(Plotting code records)
# # # # #
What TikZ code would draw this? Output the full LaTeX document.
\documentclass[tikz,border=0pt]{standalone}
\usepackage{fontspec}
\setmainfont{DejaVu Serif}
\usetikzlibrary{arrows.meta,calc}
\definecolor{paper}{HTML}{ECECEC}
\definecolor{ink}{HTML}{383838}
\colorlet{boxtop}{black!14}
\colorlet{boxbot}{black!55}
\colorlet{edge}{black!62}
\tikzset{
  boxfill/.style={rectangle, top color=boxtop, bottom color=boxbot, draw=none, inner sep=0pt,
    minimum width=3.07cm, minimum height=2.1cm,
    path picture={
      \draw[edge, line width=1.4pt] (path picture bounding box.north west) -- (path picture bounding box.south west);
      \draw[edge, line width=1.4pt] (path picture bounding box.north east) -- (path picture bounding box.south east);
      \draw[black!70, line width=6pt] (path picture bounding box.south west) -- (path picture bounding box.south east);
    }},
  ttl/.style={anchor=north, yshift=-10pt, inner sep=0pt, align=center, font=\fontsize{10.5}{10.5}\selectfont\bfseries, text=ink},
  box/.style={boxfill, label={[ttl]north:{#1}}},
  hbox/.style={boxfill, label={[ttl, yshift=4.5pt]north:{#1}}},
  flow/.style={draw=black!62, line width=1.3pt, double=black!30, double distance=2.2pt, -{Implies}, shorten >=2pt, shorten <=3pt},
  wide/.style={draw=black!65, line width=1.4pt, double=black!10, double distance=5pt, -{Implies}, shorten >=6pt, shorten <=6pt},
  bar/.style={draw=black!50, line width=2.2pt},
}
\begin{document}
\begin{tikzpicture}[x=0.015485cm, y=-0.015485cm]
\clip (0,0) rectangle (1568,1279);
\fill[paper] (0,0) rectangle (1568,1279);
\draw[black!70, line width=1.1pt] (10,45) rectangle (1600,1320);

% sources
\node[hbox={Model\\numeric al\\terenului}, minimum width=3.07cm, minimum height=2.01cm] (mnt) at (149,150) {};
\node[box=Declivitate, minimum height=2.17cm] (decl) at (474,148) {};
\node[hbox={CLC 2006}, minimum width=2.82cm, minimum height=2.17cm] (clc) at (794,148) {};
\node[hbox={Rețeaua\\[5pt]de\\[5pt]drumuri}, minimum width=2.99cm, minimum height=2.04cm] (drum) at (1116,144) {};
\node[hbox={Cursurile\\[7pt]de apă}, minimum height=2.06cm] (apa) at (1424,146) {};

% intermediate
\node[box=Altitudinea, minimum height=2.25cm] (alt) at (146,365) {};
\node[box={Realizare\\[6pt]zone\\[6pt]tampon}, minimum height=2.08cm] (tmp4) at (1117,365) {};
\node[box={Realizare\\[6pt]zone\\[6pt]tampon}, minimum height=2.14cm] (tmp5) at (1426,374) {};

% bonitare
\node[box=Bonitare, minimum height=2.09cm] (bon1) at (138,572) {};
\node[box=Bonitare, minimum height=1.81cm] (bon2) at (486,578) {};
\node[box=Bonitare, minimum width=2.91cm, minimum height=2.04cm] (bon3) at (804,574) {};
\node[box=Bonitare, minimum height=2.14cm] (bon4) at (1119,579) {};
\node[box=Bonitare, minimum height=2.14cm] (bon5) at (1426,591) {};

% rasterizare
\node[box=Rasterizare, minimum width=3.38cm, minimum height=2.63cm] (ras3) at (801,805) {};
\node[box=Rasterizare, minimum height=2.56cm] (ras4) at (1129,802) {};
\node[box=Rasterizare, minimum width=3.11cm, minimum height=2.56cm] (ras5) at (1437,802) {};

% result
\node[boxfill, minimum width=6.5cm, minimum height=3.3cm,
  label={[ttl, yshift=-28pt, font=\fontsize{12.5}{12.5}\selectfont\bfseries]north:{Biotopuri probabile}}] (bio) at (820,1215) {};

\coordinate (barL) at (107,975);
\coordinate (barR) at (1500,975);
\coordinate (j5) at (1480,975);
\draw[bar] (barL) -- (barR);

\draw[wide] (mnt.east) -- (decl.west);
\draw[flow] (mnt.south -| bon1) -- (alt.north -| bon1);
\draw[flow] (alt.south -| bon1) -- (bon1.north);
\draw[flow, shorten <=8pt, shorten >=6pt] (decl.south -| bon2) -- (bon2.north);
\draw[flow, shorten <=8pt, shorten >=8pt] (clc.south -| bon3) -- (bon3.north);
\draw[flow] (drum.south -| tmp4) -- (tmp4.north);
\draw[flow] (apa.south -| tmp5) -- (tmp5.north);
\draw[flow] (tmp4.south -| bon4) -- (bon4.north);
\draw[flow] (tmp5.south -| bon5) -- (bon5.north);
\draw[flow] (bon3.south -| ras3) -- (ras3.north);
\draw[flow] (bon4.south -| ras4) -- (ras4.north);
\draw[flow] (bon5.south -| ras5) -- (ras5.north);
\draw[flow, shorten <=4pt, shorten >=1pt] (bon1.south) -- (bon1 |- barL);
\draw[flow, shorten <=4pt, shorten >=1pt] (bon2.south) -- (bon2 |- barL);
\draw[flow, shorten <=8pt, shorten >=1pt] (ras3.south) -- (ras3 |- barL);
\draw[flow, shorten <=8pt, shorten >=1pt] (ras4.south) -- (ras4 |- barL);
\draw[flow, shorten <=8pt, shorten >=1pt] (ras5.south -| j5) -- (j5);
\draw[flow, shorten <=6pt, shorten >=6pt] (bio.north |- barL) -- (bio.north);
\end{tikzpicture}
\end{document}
# # # # #
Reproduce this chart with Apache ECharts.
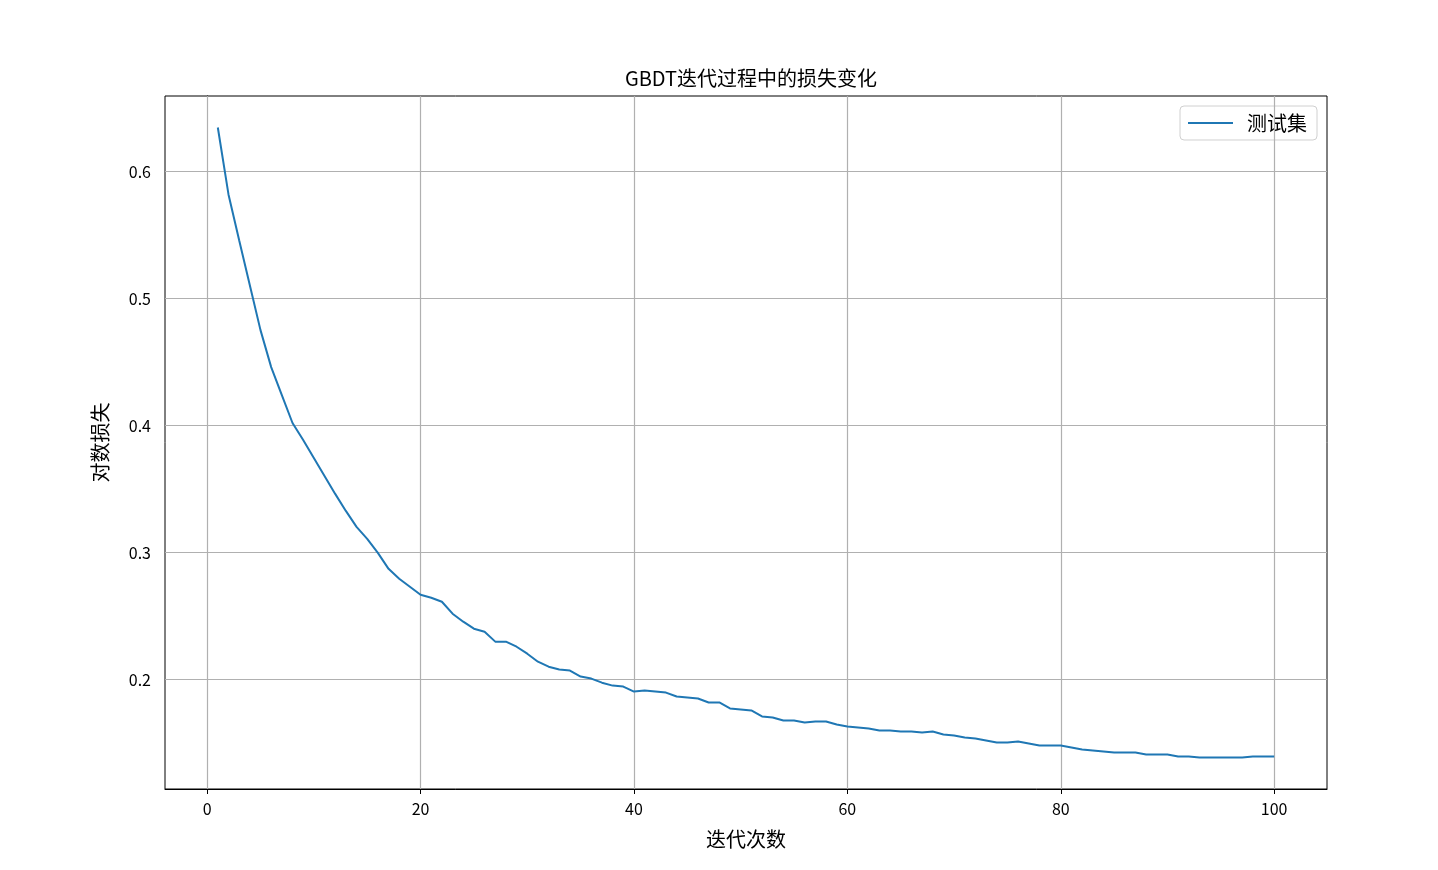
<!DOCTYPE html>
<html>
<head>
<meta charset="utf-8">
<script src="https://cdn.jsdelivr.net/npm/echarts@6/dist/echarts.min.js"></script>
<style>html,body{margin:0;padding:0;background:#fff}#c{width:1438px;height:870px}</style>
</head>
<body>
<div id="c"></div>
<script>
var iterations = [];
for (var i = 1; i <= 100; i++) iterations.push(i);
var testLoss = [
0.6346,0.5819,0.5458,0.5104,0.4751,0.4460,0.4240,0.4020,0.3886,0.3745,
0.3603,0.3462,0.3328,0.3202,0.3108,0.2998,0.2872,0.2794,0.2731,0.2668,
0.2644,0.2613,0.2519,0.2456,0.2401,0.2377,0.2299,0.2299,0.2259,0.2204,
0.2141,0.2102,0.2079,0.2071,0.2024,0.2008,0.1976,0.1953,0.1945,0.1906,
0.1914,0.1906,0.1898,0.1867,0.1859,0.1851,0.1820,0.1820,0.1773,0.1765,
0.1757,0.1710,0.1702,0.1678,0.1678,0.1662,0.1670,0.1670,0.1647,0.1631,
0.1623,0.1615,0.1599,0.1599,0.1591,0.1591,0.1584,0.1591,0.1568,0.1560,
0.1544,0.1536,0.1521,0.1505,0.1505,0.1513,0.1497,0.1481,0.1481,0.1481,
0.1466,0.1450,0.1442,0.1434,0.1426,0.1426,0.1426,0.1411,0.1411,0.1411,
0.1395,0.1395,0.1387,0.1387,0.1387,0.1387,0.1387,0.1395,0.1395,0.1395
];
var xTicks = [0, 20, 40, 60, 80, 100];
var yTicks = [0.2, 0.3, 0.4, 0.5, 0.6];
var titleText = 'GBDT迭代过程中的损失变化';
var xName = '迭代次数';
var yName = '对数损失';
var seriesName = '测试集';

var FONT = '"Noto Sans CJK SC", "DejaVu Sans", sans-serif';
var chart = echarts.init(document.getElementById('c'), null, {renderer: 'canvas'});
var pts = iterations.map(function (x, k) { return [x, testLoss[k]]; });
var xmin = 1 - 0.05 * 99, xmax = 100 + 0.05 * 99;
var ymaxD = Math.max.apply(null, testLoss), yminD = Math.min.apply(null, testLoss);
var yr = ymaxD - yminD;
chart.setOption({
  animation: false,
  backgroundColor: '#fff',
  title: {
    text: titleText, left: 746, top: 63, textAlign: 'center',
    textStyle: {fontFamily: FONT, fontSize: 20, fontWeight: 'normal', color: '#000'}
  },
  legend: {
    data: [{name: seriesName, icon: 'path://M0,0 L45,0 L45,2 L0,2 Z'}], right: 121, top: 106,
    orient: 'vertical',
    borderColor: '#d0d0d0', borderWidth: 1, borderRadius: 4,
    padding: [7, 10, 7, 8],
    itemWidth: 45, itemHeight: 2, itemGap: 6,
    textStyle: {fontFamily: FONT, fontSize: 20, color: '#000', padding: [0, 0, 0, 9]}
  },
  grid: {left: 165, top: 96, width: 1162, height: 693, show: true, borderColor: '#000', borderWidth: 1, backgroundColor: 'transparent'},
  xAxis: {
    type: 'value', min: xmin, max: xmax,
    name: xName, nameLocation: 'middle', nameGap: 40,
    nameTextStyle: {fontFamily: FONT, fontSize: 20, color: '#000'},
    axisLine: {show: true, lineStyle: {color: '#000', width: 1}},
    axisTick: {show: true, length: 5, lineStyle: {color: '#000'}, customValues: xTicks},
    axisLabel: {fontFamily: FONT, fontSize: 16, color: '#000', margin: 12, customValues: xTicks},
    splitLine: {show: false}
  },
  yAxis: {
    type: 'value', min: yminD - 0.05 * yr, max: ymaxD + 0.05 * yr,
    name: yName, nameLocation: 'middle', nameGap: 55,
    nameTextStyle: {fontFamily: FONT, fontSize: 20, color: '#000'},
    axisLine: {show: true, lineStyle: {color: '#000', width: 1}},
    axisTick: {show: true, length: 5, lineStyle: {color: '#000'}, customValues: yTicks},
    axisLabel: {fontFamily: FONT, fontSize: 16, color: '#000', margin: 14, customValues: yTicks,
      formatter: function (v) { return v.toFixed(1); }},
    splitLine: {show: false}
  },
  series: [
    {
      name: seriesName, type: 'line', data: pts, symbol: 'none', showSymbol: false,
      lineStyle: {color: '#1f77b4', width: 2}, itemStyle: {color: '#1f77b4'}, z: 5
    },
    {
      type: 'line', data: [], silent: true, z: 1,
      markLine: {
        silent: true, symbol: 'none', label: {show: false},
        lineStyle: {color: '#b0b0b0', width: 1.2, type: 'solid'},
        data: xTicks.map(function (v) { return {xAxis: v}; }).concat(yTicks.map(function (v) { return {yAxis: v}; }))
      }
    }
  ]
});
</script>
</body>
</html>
# # # # #
▶ [SET TASK]
The lines to return run from the one containing "What TikZ code" down to the one containing "minimum height=2.06cm] (apa)"; give them exactly, both included, and no others.

▶ [WRITTEN ANSWER]
What TikZ code would draw this? Output the full LaTeX document.
\documentclass[tikz,border=0pt]{standalone}
\usepackage{fontspec}
\setmainfont{DejaVu Serif}
\usetikzlibrary{arrows.meta,calc}
\definecolor{paper}{HTML}{ECECEC}
\definecolor{ink}{HTML}{383838}
\colorlet{boxtop}{black!14}
\colorlet{boxbot}{black!55}
\colorlet{edge}{black!62}
\tikzset{
  boxfill/.style={rectangle, top color=boxtop, bottom color=boxbot, draw=none, inner sep=0pt,
    minimum width=3.07cm, minimum height=2.1cm,
    path picture={
      \draw[edge, line width=1.4pt] (path picture bounding box.north west) -- (path picture bounding box.south west);
      \draw[edge, line width=1.4pt] (path picture bounding box.north east) -- (path picture bounding box.south east);
      \draw[black!70, line width=6pt] (path picture bounding box.south west) -- (path picture bounding box.south east);
    }},
  ttl/.style={anchor=north, yshift=-10pt, inner sep=0pt, align=center, font=\fontsize{10.5}{10.5}\selectfont\bfseries, text=ink},
  box/.style={boxfill, label={[ttl]north:{#1}}},
  hbox/.style={boxfill, label={[ttl, yshift=4.5pt]north:{#1}}},
  flow/.style={draw=black!62, line width=1.3pt, double=black!30, double distance=2.2pt, -{Implies}, shorten >=2pt, shorten <=3pt},
  wide/.style={draw=black!65, line width=1.4pt, double=black!10, double distance=5pt, -{Implies}, shorten >=6pt, shorten <=6pt},
  bar/.style={draw=black!50, line width=2.2pt},
}
\begin{document}
\begin{tikzpicture}[x=0.015485cm, y=-0.015485cm]
\clip (0,0) rectangle (1568,1279);
\fill[paper] (0,0) rectangle (1568,1279);
\draw[black!70, line width=1.1pt] (10,45) rectangle (1600,1320);

% sources
\node[hbox={Model\\numeric al\\terenului}, minimum width=3.07cm, minimum height=2.01cm] (mnt) at (149,150) {};
\node[box=Declivitate, minimum height=2.17cm] (decl) at (474,148) {};
\node[hbox={CLC 2006}, minimum width=2.82cm, minimum height=2.17cm] (clc) at (794,148) {};
\node[hbox={Rețeaua\\[5pt]de\\[5pt]drumuri}, minimum width=2.99cm, minimum height=2.04cm] (drum) at (1116,144) {};
\node[hbox={Cursurile\\[7pt]de apă}, minimum height=2.06cm] (apa) at (1424,146) {};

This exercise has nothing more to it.